Jakarta, Gatra.com – Wasekjen PB Jaringan Nasional Pergerakan Mahasiswa Islam Indonesia (PMII), Hasnu Ibrahim, mengatakan, pihaknya menolak calon anggota Badan Pemeriksa Keuangan (BPK) RI dari unsur politikus dan anggota DPR yang sedang menjabat.
Hasnu pada Selasa, (23/7), menyampaikan, PMII akan serentak menggulirkan penolakan tersebut karena anggota atau pimpinan BPK yang berasal dari politikus dan anggota DPR berpotensi besar merusak marwah BPK sebagai lembaga independen dan berintegritas.
Penolakan yang akan digulirkan secara serentak secara nasional tersebut, lanjut Hasnu, untuk menjauhkan BPK dari kepentingan politik pragmatis dan konflik kepentingan. Pasalnya, kepentingan partai politik dikhawatirkan akan menyandera masa depan BPK.
“Kami mengajak publik secara luas agar bersama-sama memantau dan mengawal secara ketat proses seleksi yang tengah berlangsung,” katanya.
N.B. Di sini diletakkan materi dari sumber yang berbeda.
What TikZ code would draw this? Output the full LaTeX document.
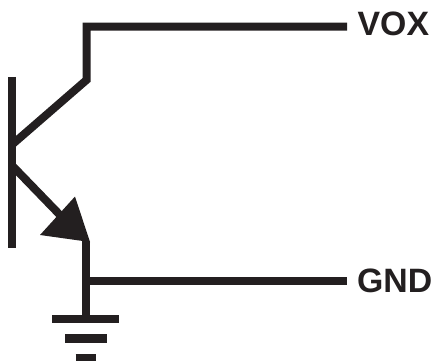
\documentclass[tikz,border=0pt]{standalone}
\usepackage{fontspec}
\setmainfont{Liberation Sans}
\definecolor{ink}{HTML}{231F20}
\tikzset{
  wire/.style={draw=ink,line width=8pt,line cap=butt,line join=miter},
  lab/.style={text=ink,font=\fontsize{33.8}{36}\selectfont\bfseries,anchor=base west,inner sep=0pt},
}
\begin{document}
\begin{tikzpicture}[x=1pt,y=-1pt]
\useasboundingbox (0,0) rectangle (434,361);
\node[lab] (vox) at (357.5,36) {VOX};
\node[lab] (gnd) at (357,292) {GND};
\coordinate (basetop) at (11.6,77);
\coordinate (basebot) at (11.6,247.5);
\coordinate (cb) at (11.6,145);
\coordinate (ck) at (86.5,80);
\coordinate (ct) at (86.5,26.7);
\coordinate (vend) at (347,26.7);
\coordinate (eb) at (11.6,165);
\coordinate (tip) at (90,242);
\coordinate (a1) at (75,196.5);
\coordinate (a2) at (40,235);
\coordinate (ej) at (86,241);
\coordinate (g1c) at (86,315.5);
\coordinate (gj) at (86,280.7);
\coordinate (gend) at (347,280.7);
\draw[wire] (basetop) -- (basebot);
\draw[wire] (cb) -- (ck) -- (ct) -- (vend);
\draw[wire] (eb) -- (60,215);
\fill[ink] (tip) -- (a1) -- (a2) -- cycle;
\draw[wire] (ej) -- (g1c);
\draw[wire] (gj) -- (gend);
\draw[wire,line width=8.4pt] (52,319.2) -- (118.5,319.2);
\draw[wire,line width=8.4pt] (65,338.4) -- (106.5,338.4);
\draw[wire,line width=8.4pt] (75.5,358) -- (95.5,358);
\end{tikzpicture}
\end{document}
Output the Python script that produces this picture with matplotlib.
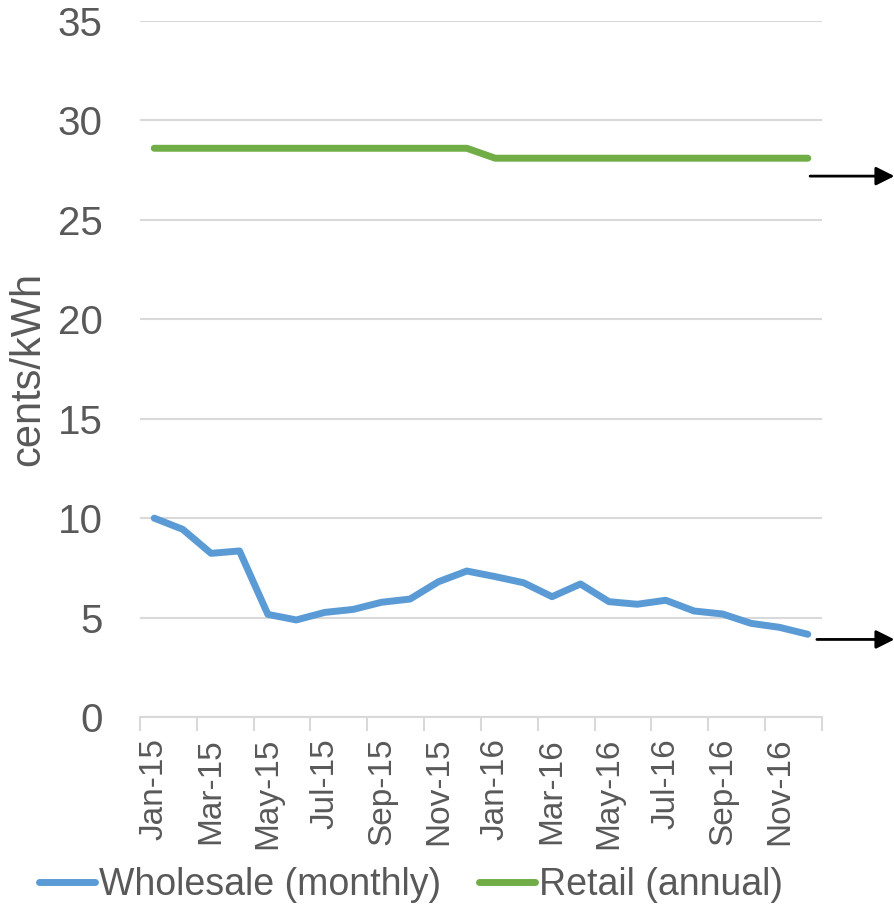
import matplotlib
matplotlib.use("Agg")
import matplotlib.pyplot as plt
import numpy as np

months = ["Jan-15", "Feb-15", "Mar-15", "Apr-15", "May-15", "Jun-15",
          "Jul-15", "Aug-15", "Sep-15", "Oct-15", "Nov-15", "Dec-15",
          "Jan-16", "Feb-16", "Mar-16", "Apr-16", "May-16", "Jun-16",
          "Jul-16", "Aug-16", "Sep-16", "Oct-16", "Nov-16", "Dec-16"]
wholesale = [10.0, 9.44, 8.23, 8.35, 5.16, 4.88, 5.26, 5.41, 5.77, 5.93, 6.80, 7.34,
             7.06, 6.75, 6.05, 6.69, 5.80, 5.67, 5.87, 5.33, 5.18, 4.71, 4.51, 4.16]
retail = [28.6] * 12 + [28.1] * 12
arrow_levels = [27.2, 3.9]
y_ticks = [0, 5, 10, 15, 20, 25, 30, 35]

plt.rcParams['font.family'] = ['Liberation Sans', 'DejaVu Sans']
TXT = '#595959'
GRID = '#d9d9d9'

fig = plt.figure(figsize=(8.95, 9.07), dpi=100)
ax = fig.add_axes([140/895, 1-717/907, 682/895, 696/907])

x = np.arange(len(months))
ax.plot(x, wholesale, color='#5b9bd5', lw=5, solid_capstyle='round',
        solid_joinstyle='round', label='Wholesale (monthly)', zorder=3)
ax.plot(x, retail, color='#70ad47', lw=5, solid_capstyle='round',
        solid_joinstyle='round', label='Retail (annual)', zorder=3)

ax.set_xlim(-0.5, len(months) - 0.5)
ax.set_ylim(0, 35)
ax.set_yticks(y_ticks)
ax.yaxis.grid(True, color=GRID, lw=1.5)
ax.set_axisbelow(True)
for s in ['left', 'right', 'top']:
    ax.spines[s].set_visible(False)
ax.spines['bottom'].set_color(GRID)
ax.spines['bottom'].set_linewidth(1.5)

ax.tick_params(axis='y', length=0, pad=27, labelsize=29, labelcolor=TXT)
ax.set_xticks(x[::2])
ax.set_xticklabels(months[::2], rotation=90, fontsize=24, color=TXT)
ax.set_xticks(np.arange(-0.5, len(months), 2), minor=True)
ax.tick_params(axis='x', which='major', length=0, pad=15)
ax.tick_params(axis='x', which='minor', length=10, width=1.5, color=GRID)

ax.set_ylabel('cents/kWh', fontsize=30, color=TXT, va='center')
ax.yaxis.set_label_coords(-0.164, 0.5)

starts = [23.08, 23.32]
for lvl, st in zip(arrow_levels, starts):
    ax.annotate('', xy=(26.05, lvl), xytext=(st, lvl), xycoords='data',
                annotation_clip=False,
                arrowprops=dict(arrowstyle='-|>', color='black', lw=2,
                                mutation_scale=28, shrinkA=0, shrinkB=0))

leg = fig.legend(loc='center', bbox_to_anchor=(411/895, 1-885/907), ncol=2,
                 frameon=False, fontsize=27, handlelength=1.5, handletextpad=0.1,
                 columnspacing=1.0, labelcolor=TXT)

fig.savefig('out.png', dpi=100)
Pria yang juga mencalonkan diri sebagai ketua umum (Ketum) PB PMII Periode 2024–2027 lebih lanjut menyampaikan, di samping dapat menyanandera, politikus dan anggota DPR yang mencalonkan diri sebagai anggota BPK potensi konflik kepentingan.
Terlebih lagi, DPR yang merupakan lembaga wakil rakyat, tetapi tidak bersuara sama sekali terkait kepentingan publik. Anehnya lagi, kata dia, saat ini DPR kentara suka bermain mata dan bersuara secara lantang apabila bicara terkait kepentingan diri dan kepentingan partainya.
Berdasarkan fakta itu, kata Hasnu, proses pencalonan anggota DPR aktif sebagai calon anggota BPK kental dengan konflik kepentingan. Sebab, mereka adalah kader partai politik dan wajah ganda mereka adalah seorang politikus.
Menurut Hasnu, tentu saja konflik kepentingan itu membawa dampak negatif terhadap publik seperti korupsi dan merusak marwah BPK sebagai lembaga independen serta berintegritas.
“Contoh terdekatnya adalah 3 mantan anggota BPK dijerat kasus korupsi, kasus suap, dan pemerasan. Mereka adalah kader parpol,” ujar Hasnu.
Publik, kata dia, tentunya mengharapkan agar proses pencalonan pimpinan BPK periode 2024–2029 jauh dari konflik kepentingan, korupsi, dan nepotisme agar lembaga BPK kembali mendapatkan kepercayaan publik. Jika yang terpilih dari unsur DPR, kader parpol atau politisi, maka melanggengkan praktik buruk pada tubuh BPK.
“WTP yang keluar sejauh ini hanyalah iseng-iseng semata untuk mengaburkan praktik korupsi yang tampak terlihat oleh mata publik,” katanya.